St Mary's, Stratfield Mortimer

A sunny, windy late afternoon and just time for a nice stroll. This 4.5 mile walk is close to home but surprisingly good.

The walk begins at Mortimer station, and does a loop around the north of Stratfield Mortimer, before heading south along a lane to the pretty Admiral's Copse. Lots of swallows (always an uplifting sight) on the first part of the walk. There is a nice view over north Hampshire farmland as you emerge from the copse.



You soon reach the meadows by the Foudry brook, today, like others in the area, covered with buttercups. The spire of St Mary's - a landmark for miles around - can be seen in the background.



From here you continue south and skirt around some fields with a crop of peas coming strongly through. I saw some lapwings here, taking off from the ground and landing again with their harsh pee-wit cries.

From here a lane and a field - with St Mary's now looming large - bring you to the Foudry brook again and then the church.


St Mary's (by R Armstrong) dates from 1871 and Pevsner describes it as "quite a stately church". There is a rather French tourelle tucked in between the tower and the chancel.

From St Mary's you follow the road back to the start.

From: Rambling for pleasure around Reading (first series) by David Bounds for the East Berkshire Ramblers

Map: Explorer 159 (Reading, Wokingham and Pangbourne)

Rating: three and a half stars. Green, handy, varied, nice views.


Flower of the day

Lots of Common Veitch, especially in the early part of the walk. Some close to the ground and more maroon in colour, this one taller having grown up through a bramble bush and with a more pinky hue.


Common Veitch

Sunday, 17 May 2009

The Vyne

This seemed to be the answer to where to take friends for an interesting, but short walk before lunch. Only 2.3 miles through Morgaston Woods and around the edge of the Vyne, a delightful Jacobean mansion north of Basingstoke. We last did this walk in December (full description).

The main differences today were of course the trees in full early season leaf - and a very large variety of species in a small area. Many fewer wildfowl on the lake.


Flower of the day

White Campion was the signature plant of the day.

White Campion

Monday, 11 May 2009

East Hendred and Ardington

Ardington Church

My birthday. A lovely sunny day, so what better than a walk on the downs? This 6 mile walk begins in the Oxfordshire village of East Hendred. Initially, you walk across fields - of newly-mown hay, so quite hard work - to the nearby village of Ardington.

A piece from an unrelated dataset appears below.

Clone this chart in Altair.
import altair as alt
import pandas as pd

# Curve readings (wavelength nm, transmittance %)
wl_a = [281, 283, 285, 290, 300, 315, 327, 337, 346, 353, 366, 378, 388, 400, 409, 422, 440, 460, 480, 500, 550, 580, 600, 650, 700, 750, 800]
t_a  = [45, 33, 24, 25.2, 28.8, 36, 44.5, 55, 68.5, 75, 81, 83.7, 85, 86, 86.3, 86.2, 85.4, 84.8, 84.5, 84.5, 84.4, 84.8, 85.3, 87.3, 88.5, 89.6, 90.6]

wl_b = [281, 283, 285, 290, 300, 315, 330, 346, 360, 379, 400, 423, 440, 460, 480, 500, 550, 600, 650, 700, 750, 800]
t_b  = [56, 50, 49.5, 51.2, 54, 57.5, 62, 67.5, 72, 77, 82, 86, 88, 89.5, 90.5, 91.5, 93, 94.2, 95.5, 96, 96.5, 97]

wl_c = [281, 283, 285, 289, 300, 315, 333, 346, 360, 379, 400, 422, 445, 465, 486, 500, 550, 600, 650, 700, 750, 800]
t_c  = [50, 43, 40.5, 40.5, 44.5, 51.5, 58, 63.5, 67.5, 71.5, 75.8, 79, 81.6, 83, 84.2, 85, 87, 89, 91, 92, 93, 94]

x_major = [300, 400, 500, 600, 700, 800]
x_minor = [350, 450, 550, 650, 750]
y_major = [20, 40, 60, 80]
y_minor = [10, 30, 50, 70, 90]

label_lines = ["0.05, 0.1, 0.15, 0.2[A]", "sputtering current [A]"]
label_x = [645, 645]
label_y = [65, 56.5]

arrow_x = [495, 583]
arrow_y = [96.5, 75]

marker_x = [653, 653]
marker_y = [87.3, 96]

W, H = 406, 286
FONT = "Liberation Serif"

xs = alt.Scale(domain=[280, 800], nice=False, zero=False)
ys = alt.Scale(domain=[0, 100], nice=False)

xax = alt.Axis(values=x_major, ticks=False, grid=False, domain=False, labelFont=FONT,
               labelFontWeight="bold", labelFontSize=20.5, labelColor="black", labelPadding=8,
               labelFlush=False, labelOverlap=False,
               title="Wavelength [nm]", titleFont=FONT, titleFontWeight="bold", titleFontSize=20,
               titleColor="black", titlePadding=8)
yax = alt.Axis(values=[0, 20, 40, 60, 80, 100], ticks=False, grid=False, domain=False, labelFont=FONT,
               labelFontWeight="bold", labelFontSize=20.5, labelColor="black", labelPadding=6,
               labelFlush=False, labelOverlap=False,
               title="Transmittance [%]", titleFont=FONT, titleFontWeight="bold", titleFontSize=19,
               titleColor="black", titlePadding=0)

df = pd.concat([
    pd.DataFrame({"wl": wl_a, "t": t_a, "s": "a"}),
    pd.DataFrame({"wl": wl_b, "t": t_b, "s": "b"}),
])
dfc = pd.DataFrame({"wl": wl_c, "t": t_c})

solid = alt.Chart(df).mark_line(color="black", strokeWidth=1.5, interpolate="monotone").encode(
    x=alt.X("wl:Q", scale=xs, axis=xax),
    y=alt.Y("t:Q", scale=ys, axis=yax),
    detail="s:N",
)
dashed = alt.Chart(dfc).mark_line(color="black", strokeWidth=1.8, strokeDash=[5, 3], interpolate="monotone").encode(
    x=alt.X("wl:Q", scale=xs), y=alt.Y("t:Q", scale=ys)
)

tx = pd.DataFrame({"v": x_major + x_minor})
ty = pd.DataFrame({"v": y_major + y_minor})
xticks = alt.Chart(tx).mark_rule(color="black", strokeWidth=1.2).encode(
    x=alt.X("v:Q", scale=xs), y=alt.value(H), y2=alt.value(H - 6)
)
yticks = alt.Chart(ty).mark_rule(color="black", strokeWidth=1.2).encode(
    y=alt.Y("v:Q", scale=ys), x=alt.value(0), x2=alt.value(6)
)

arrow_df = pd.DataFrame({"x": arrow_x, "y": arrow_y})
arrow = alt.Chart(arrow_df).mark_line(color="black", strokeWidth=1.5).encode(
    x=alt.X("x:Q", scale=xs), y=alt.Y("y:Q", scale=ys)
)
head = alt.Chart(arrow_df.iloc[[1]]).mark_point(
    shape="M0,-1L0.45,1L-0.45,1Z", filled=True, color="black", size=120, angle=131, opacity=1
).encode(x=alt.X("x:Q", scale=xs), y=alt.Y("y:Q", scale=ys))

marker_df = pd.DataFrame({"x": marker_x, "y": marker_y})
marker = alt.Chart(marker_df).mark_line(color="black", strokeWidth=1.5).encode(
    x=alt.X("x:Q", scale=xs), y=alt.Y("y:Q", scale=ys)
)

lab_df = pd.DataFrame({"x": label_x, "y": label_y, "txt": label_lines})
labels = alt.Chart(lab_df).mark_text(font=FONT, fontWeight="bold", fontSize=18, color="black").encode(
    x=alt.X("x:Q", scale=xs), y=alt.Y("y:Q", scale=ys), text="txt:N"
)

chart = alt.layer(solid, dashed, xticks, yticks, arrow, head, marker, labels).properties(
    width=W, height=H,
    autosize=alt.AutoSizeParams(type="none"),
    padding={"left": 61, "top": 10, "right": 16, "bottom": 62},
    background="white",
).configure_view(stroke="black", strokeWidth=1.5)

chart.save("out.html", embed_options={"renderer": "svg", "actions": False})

The nave, chancel and north doorway of the church of Holy Trinity date apparently from around 1200, but Ardington's main claim to fame is Ardington House.



This handsome baroque house dates from 1720 and has long been the home of the Baring banking family. It is now available for weddings and corporate events.

From here the path leads south to join the Icknield Way which you follow for the best part of two miles, as it rises and falls in a straight line over the downs. Very windy up there today, but exhilarating too. Nice views to the north. It really does feel like an ancient route that has been trodden over long ages.

This is the view looking back towards the interestingly named Roundabout Hill.



Eventually you turn left to return to East Hendred. Quite soon we saw this rather autumnal sight, which revealed itself to be a line of maples.



The first sight of East Hendred is quite picturesque: this group is the catholic church, presbytery and school, with the C of E church in the background.



East Hendred is a pretty, spread-out place with many delightful buildings ....



.... which seems to have once been a more important settlement.

From: Berkshire and Oxfordshire Pub Walks for Motorists by Les Maple (Countryside Books).

Map: Explorer 170 (Abingdon, Wantage and Vale of White Horse.

Rating: four stars. Varied, exhilarating, great views.


Sightings

The main highlight was a Painted Lady. But today was also notable for the definitive identification of a female Orange Tip. As it rather unfairly lacks an orange tip to its wings, it can easily be mistaken for a Small White - the underwings are very different however.

Also a Red Kite flying low over the fields on the edge of East Hendred.


Flower of the day

Remarkably few flowers in fact on view today, apart from prodigious quantities of cow parsley. This Purple Comfrey was the most interesting.

Saturday, 9 May 2009

Finchampstead and Moor Green Lakes

Grove Lake

A pleasant stroll on a warm afternoon. This five mile walk starts in Finchampstead, but the first half mile is simply down a road, so we started near the lakes and made it four. The car park was temporarily closed for roadworks, as allegedly was the path, but this turned out to be a false alarm.

This is a very simple walk. You follow the path along one side of the three lakes which make up the Moor Green Lakes Nature Reserve and when you meet the Blackwater river, you turn left and walk for a mile or so with the lakes on the left and the river on the right.

We particularly enjoyed this display of azalias and camellias exploding out from a house on the opposite bank.



At the end of Horseshoe Lake you turn left and follow the lake edge past the watersports centre to eventually enter the woods and fields on the edge of Finchampstead ridges. After another mile or so you are back at the road in front of the lakes.

From: Waterside walks in Berkshire by Nick Channer (Countryside Books).

Map: Explorer 159 (Reading).

Rating: three stars.


Sightings

The highlight was this heron standing imperiously at the side of the Blackwater. We spoke to some people who were taking photographs and learned that he (the heron, that is) had been there for many weeks. He was not troubled by people passing by, but did not care for noisy dogs.